[Records]
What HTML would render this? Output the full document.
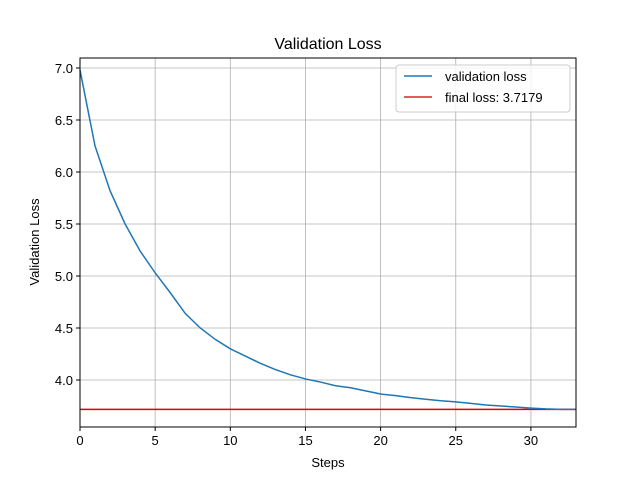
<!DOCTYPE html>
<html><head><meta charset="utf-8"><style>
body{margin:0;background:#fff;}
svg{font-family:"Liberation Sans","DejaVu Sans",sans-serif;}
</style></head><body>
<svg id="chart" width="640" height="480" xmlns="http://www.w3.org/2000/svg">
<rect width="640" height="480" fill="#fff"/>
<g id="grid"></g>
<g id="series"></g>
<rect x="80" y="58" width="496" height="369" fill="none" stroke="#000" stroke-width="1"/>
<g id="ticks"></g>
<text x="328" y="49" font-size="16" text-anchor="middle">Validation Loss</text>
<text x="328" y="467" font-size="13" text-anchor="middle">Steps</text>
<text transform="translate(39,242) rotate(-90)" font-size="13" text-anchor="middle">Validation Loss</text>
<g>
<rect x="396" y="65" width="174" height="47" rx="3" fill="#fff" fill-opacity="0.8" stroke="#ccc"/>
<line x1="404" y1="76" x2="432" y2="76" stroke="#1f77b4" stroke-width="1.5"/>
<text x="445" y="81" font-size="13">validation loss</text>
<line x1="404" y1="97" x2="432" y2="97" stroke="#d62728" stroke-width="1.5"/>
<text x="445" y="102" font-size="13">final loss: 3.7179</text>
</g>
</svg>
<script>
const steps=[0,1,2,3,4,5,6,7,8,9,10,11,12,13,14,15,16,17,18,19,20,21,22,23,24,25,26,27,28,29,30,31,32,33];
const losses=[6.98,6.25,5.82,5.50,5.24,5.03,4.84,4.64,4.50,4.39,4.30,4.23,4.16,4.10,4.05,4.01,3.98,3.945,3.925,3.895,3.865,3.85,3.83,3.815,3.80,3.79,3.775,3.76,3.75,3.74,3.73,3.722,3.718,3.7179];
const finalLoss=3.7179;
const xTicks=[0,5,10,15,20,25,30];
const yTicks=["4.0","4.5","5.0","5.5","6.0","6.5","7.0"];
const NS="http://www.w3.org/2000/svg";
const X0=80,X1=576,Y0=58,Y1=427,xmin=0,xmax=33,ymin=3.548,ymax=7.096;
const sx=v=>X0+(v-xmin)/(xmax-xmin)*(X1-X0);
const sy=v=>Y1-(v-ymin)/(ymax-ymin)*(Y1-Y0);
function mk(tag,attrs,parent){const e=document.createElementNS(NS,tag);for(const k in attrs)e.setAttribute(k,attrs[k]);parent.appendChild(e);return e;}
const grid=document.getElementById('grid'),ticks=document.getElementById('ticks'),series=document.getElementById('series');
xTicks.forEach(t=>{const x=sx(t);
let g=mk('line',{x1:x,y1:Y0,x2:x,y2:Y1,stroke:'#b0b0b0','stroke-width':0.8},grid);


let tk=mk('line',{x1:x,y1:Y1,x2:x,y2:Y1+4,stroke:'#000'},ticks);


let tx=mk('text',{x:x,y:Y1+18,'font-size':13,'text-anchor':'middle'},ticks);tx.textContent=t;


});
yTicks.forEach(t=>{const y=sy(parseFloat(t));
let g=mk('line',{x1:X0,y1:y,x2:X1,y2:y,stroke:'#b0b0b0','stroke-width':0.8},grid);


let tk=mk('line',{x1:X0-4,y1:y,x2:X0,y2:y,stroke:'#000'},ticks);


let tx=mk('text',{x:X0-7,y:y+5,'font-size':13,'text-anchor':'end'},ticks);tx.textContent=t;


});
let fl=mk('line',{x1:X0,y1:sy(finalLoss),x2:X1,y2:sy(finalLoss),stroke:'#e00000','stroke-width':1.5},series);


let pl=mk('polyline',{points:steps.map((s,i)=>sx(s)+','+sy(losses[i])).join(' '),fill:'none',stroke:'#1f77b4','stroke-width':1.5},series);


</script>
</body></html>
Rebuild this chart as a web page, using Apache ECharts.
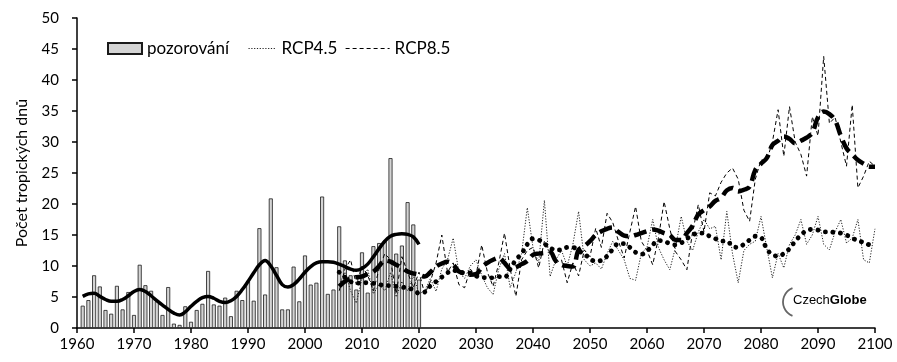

■ **Exercise description**: What comes back should match the records exactly, minus any pictures.

■ **Expected answer**:
What HTML would render this? Output the full document.
<!DOCTYPE html>
<html><head><meta charset="utf-8"><style>
body{margin:0;background:#fff;}
svg{font-family:"Liberation Sans","DejaVu Sans",sans-serif;}
</style></head><body>
<svg id="chart" width="640" height="480" xmlns="http://www.w3.org/2000/svg">
<rect width="640" height="480" fill="#fff"/>
<g id="grid"></g>
<g id="series"></g>
<rect x="80" y="58" width="496" height="369" fill="none" stroke="#000" stroke-width="1"/>
<g id="ticks"></g>
<text x="328" y="49" font-size="16" text-anchor="middle">Validation Loss</text>
<text x="328" y="467" font-size="13" text-anchor="middle">Steps</text>
<text transform="translate(39,242) rotate(-90)" font-size="13" text-anchor="middle">Validation Loss</text>
<g>
<rect x="396" y="65" width="174" height="47" rx="3" fill="#fff" fill-opacity="0.8" stroke="#ccc"/>
<line x1="404" y1="76" x2="432" y2="76" stroke="#1f77b4" stroke-width="1.5"/>
<text x="445" y="81" font-size="13">validation loss</text>
<line x1="404" y1="97" x2="432" y2="97" stroke="#d62728" stroke-width="1.5"/>
<text x="445" y="102" font-size="13">final loss: 3.7179</text>
</g>
</svg>
<script>
const steps=[0,1,2,3,4,5,6,7,8,9,10,11,12,13,14,15,16,17,18,19,20,21,22,23,24,25,26,27,28,29,30,31,32,33];
const losses=[6.98,6.25,5.82,5.50,5.24,5.03,4.84,4.64,4.50,4.39,4.30,4.23,4.16,4.10,4.05,4.01,3.98,3.945,3.925,3.895,3.865,3.85,3.83,3.815,3.80,3.79,3.775,3.76,3.75,3.74,3.73,3.722,3.718,3.7179];
const finalLoss=3.7179;
const xTicks=[0,5,10,15,20,25,30];
const yTicks=["4.0","4.5","5.0","5.5","6.0","6.5","7.0"];
const NS="http://www.w3.org/2000/svg";
const X0=80,X1=576,Y0=58,Y1=427,xmin=0,xmax=33,ymin=3.548,ymax=7.096;
const sx=v=>X0+(v-xmin)/(xmax-xmin)*(X1-X0);
const sy=v=>Y1-(v-ymin)/(ymax-ymin)*(Y1-Y0);
function mk(tag,attrs,parent){const e=document.createElementNS(NS,tag);for(const k in attrs)e.setAttribute(k,attrs[k]);parent.appendChild(e);return e;}
const grid=document.getElementById('grid'),ticks=document.getElementById('ticks'),series=document.getElementById('series');
xTicks.forEach(t=>{const x=sx(t);
let g=mk('line',{x1:x,y1:Y0,x2:x,y2:Y1,stroke:'#b0b0b0','stroke-width':0.8},grid);


let tk=mk('line',{x1:x,y1:Y1,x2:x,y2:Y1+4,stroke:'#000'},ticks);


let tx=mk('text',{x:x,y:Y1+18,'font-size':13,'text-anchor':'middle'},ticks);tx.textContent=t;


});
yTicks.forEach(t=>{const y=sy(parseFloat(t));
let g=mk('line',{x1:X0,y1:y,x2:X1,y2:y,stroke:'#b0b0b0','stroke-width':0.8},grid);


let tk=mk('line',{x1:X0-4,y1:y,x2:X0,y2:y,stroke:'#000'},ticks);


let tx=mk('text',{x:X0-7,y:y+5,'font-size':13,'text-anchor':'end'},ticks);tx.textContent=t;


});
let fl=mk('line',{x1:X0,y1:sy(finalLoss),x2:X1,y2:sy(finalLoss),stroke:'#e00000','stroke-width':1.5},series);


let pl=mk('polyline',{points:steps.map((s,i)=>sx(s)+','+sy(losses[i])).join(' '),fill:'none',stroke:'#1f77b4','stroke-width':1.5},series);


</script>
</body></html>
Rebuild this chart as a web page, using Apache ECharts.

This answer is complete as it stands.